Notice that Mill uses supply and demand to explain the prices of only those commodities that cannot be (re)produced - here is where that distinction stated by Ricardo comes in. But Mill stretches this exceptional case further than others had.

7 comments:

YouNotSneaky! said...

"The distinction between market and natural prices apparently goes back to William Petty"

If you include the interest rate in prices then I'm sure this goes back to at least St. Thomas Aquinas.

Robert Vienneau said...

Based on secondary literature, I doubt it. Just prices and natural prices are distinct concepts.

Gabriel M said...

Robert,

Fair enough, but I think we now better know under which conditions relative prices are determined by constant returns and finite quantities supplied under competition alone. (I.e. what price vectors are consistent with no (excess) profit.) --

Some people do happen to think that the restrictions required for these results make them irrelevant to the analysis of contemporary economies. You think the same of neoclassical models. How can we settle this?

Btw, what do you think of Samuelson's Sraffa's Other Leg which deals largely with the subject of this post?

Robert Vienneau said...

The classical theory of value makes no assumptions on returns to scale. Nobody can state assumptions or restrictions on tastes, technology, or endowments - the data of multigood neoclassical models - that rule out Sraffa effects.

I don't think what Gabriel says I think.

Gabriel M said...

My comment was strictly related to the conditions under which supply alone determined prices. (E.g. the non-substitution theorem.)

This is precisely why I was curious about your views on Samuelson's article, which discusses head-on these particular cases of cost-determined price, if that's the right thing to call it.

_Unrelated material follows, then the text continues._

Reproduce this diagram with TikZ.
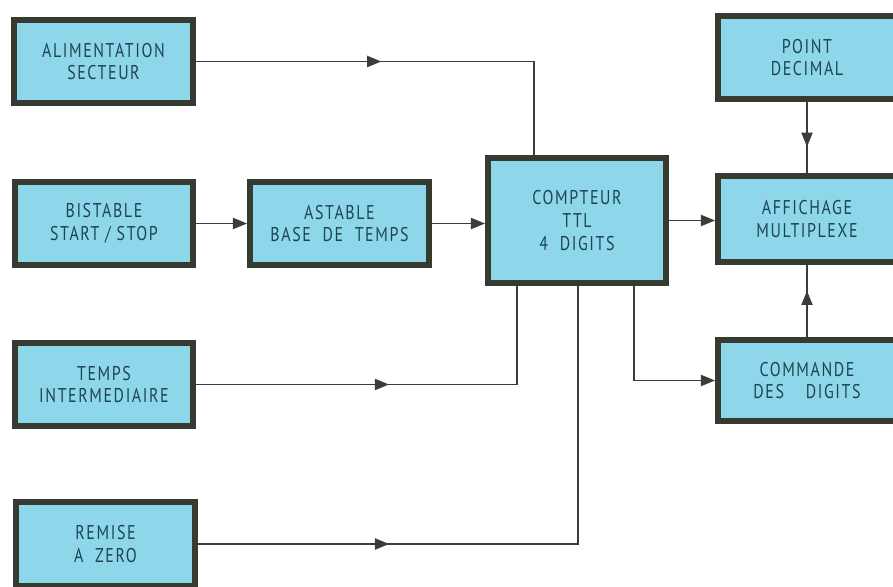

The labor theory of value need not enter the discussion.

I have no interest in "Sraffa effects" at this point, unless these are causing the result in question.

Robert Vienneau said...

In the classical theory of value, "supply" alone does not determine prices. Natural prices are determined for a level of effectual demand. (See the Adam Smith quote in the original post.)

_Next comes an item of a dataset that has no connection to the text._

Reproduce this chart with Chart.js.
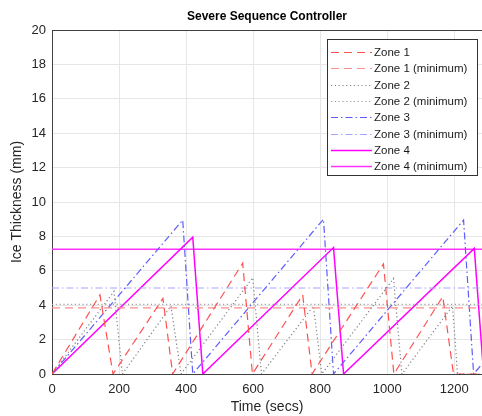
<!DOCTYPE html>
<html lang="en">

<head>
    <meta charset="UTF-8">
    <title>Severe Sequence Controller</title>
    <script src="https://cdn.jsdelivr.net/npm/chart.js"></script>
    <style>
        body {
            margin: 0;
            background: #ffffff;
        }
    </style>
</head>

<body>

    <canvas id="graficoHielo" width="482" height="416"></canvas>

<script>

    // Datos
    const zoneNames = ['Zone 1', 'Zone 2', 'Zone 3', 'Zone 4'];
    const minLevels = [3.85, 4.05, 5.0, 7.25];

    const zone1Time = [0, 143, 182, 331, 360, 569, 598, 748, 776, 989, 1020, 1166, 1198, 1290];
    const zone1Ice = [0, 4.6, 0, 4.4, 0, 6.45, 0, 4.6, 0, 6.4, 0, 4.5, 0, 0];

    const zone2Time = [0, 185, 210, 355, 385, 599, 625, 780, 805, 1019, 1044, 1195, 1210, 1290];
    const zone2Ice = [0, 4.8, 0, 3.95, 0, 5.6, 0, 3.95, 0, 5.55, 0, 3.95, 0, 0];

    const zone3Time = [0, 390, 420, 810, 840, 1228, 1258, 1290];
    const zone3Ice = [0, 8.95, 0, 9.0, 0, 8.95, 0, 0.74];

    const zone4Time = [0, 420, 450, 840, 870, 1260, 1288];
    const zone4Ice = [0, 7.95, 0, 7.35, 0, 7.3, 0];

    const minTime = [0, 1290];

    const xTicks = [0, 200, 400, 600, 800, 1000, 1200];
    const yTicks = [0, 2, 4, 6, 8, 10, 12, 14, 16, 18, 20];

    const fuente = 'Liberation Sans, Arial, sans-serif';

    function puntos(tiempos, valores) {
        return tiempos.map((t, i) => ({ x: t, y: valores[i] }));
    }

    // Leyenda dentro del area del grafico (estilo MATLAB)
    const leyendaCaja = {
        id: 'leyendaCaja',
        afterDatasetsDraw(chart) {
            const ctx = chart.ctx;
            const area = chart.chartArea;
            const w = 150, h = 136;
            const left = area.right - 155, top = area.top + 9;

            ctx.save();
            ctx.fillStyle = '#ffffff';
            ctx.fillRect(left, top, w, h);
            ctx.strokeStyle = '#333333';
            ctx.lineWidth = 1;
            ctx.setLineDash([]);
            ctx.strokeRect(left + 0.5, top + 0.5, w, h);

            ctx.font = '11.5px ' + fuente;
            ctx.textBaseline = 'middle';
            ctx.textAlign = 'left';

            chart.data.datasets.forEach((ds, i) => {
                const y = Math.round(top + 13 + i * 16.3) + 0.5;
                ctx.strokeStyle = ds.borderColor;
                ctx.lineWidth = ds.borderWidth;
                ctx.setLineDash(ds.borderDash || []);
                ctx.beginPath();
                ctx.moveTo(left + 4, y);
                ctx.lineTo(left + 45, y);
                ctx.stroke();
                ctx.setLineDash([]);
                ctx.fillStyle = '#1a1a1a';
                ctx.fillText(ds.label, left + 47, y);
            });
            ctx.restore();
        }
    };

    function crearGrafico() {
        const ctx = document.getElementById('graficoHielo').getContext('2d');

        const estilos = [
            { color: '#ff5050', colorMin: '#ff8c8c', dash: [8, 5], ancho: 1.2 },
            { color: '#808080', colorMin: '#a0a0a0', dash: [1.2, 2.6], ancho: 1.2 },
            { color: '#5c5cff', colorMin: '#a5a5ff', dash: [7, 3, 1.5, 3], ancho: 1.2 },
            { color: '#ff00ff', colorMin: '#ff33ff', dash: [], ancho: 1.5 }
        ];

        const series = [
            puntos(zone1Time, zone1Ice),
            puntos(zone2Time, zone2Ice),
            puntos(zone3Time, zone3Ice),
            puntos(zone4Time, zone4Ice)
        ];

        const datasets = [];
        zoneNames.forEach((nombre, i) => {
            const e = estilos[i];
            datasets.push({
                label: nombre,
                data: series[i],
                borderColor: e.color,
                borderDash: e.dash,
                borderWidth: e.ancho,
                pointRadius: 0,
                tension: 0
            });
            datasets.push({
                label: nombre + ' (minimum)',
                data: puntos(minTime, [minLevels[i], minLevels[i]]),
                borderColor: e.colorMin,
                borderDash: e.dash,
                borderWidth: e.ancho,
                pointRadius: 0,
                tension: 0
            });
        });

        new Chart(ctx, {
            type: 'line',
            data: { datasets: datasets },
            options: {
                responsive: false,
                animation: false,
                layout: { padding: 0 },
                plugins: {
                    legend: { display: false },
                    title: { display: false },
                    tooltip: { enabled: false }
                },
                scales: {
                    x: {
                        type: 'linear',
                        position: 'bottom',
                        min: 0,
                        max: 1283,
                        afterBuildTicks: (s) => { s.ticks = xTicks.map(v => ({ value: v })); },
                        afterFit: (s) => { s.height = 42; },
                        grid: { color: '#e6e6e6', drawTicks: false },
                        border: { display: true, color: '#404040', width: 1 },
                        ticks: {
                            padding: 8,
                            color: '#262626',
                            font: { family: fuente, size: 13 },
                            maxRotation: 0,
                            callback: (v) => String(v)
                        },
                        title: {
                            display: true,
                            text: 'Time (secs)',
                            color: '#262626',
                            font: { family: fuente, size: 14 },
                            padding: 0
                        }
                    },
                    xTop: {
                        type: 'linear',
                        position: 'top',
                        afterFit: (s) => { s.height = 30; },
                        grid: { display: false },
                        ticks: { display: false },
                        border: { display: true, color: '#404040', width: 1 },
                        title: {
                            display: true,
                            text: 'Severe Sequence Controller',
                            color: '#000000',
                            font: { family: fuente, size: 12, weight: 'bold' },
                            padding: { top: 9, bottom: 0 }
                        }
                    },
                    y: {
                        type: 'linear',
                        min: 0,
                        max: 20,
                        afterBuildTicks: (s) => { s.ticks = yTicks.map(v => ({ value: v })); },
                        afterFit: (s) => { s.width = 52; },
                        grid: { color: '#e6e6e6', drawTicks: false },
                        border: { display: true, color: '#404040', width: 1 },
                        ticks: {
                            padding: 6,
                            color: '#262626',
                            font: { family: fuente, size: 13 },
                            callback: (v) => String(v)
                        },
                        title: {
                            display: true,
                            text: 'Ice Thickness (mm)',
                            color: '#262626',
                            font: { family: fuente, size: 14 },
                            padding: { top: 9, bottom: 0 }
                        }
                    }
                }
            },
            plugins: [leyendaCaja]
        });
    }

    document.addEventListener('DOMContentLoaded', () => {
        crearGrafico();
    });

</script>

</body>
</html>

One might claim that for "neoclassical models" to be relevant "to the analysis of contemporary economies", they must exclude Sraffa effects. "Sraffa effects" is a generic term to include reswitching, reverse capital deepening, price Wicksell effects that go in a direction counter to outdated neoclassical intuition, etc. I took Gabriel to be saying I doubt the restrictions or assumptions needed to rule out Sraffa effects. But I do not think so, since no such assumptions have been stated.

I am away from my library and will not comment on Samuelson here.

Gabriel M said...

Oh, I understand what you mean now, (I think!). Thanks!

The emphasis I was missing was on "natural". Oh, well, back to square 1.

Btw, regarding Samuelson, beyond the Leg paper, there's his 59 paper referenced there. Your comments on both of them would be most interesting! (I see there are quite a few replies to the 59 paper, I forget its name.)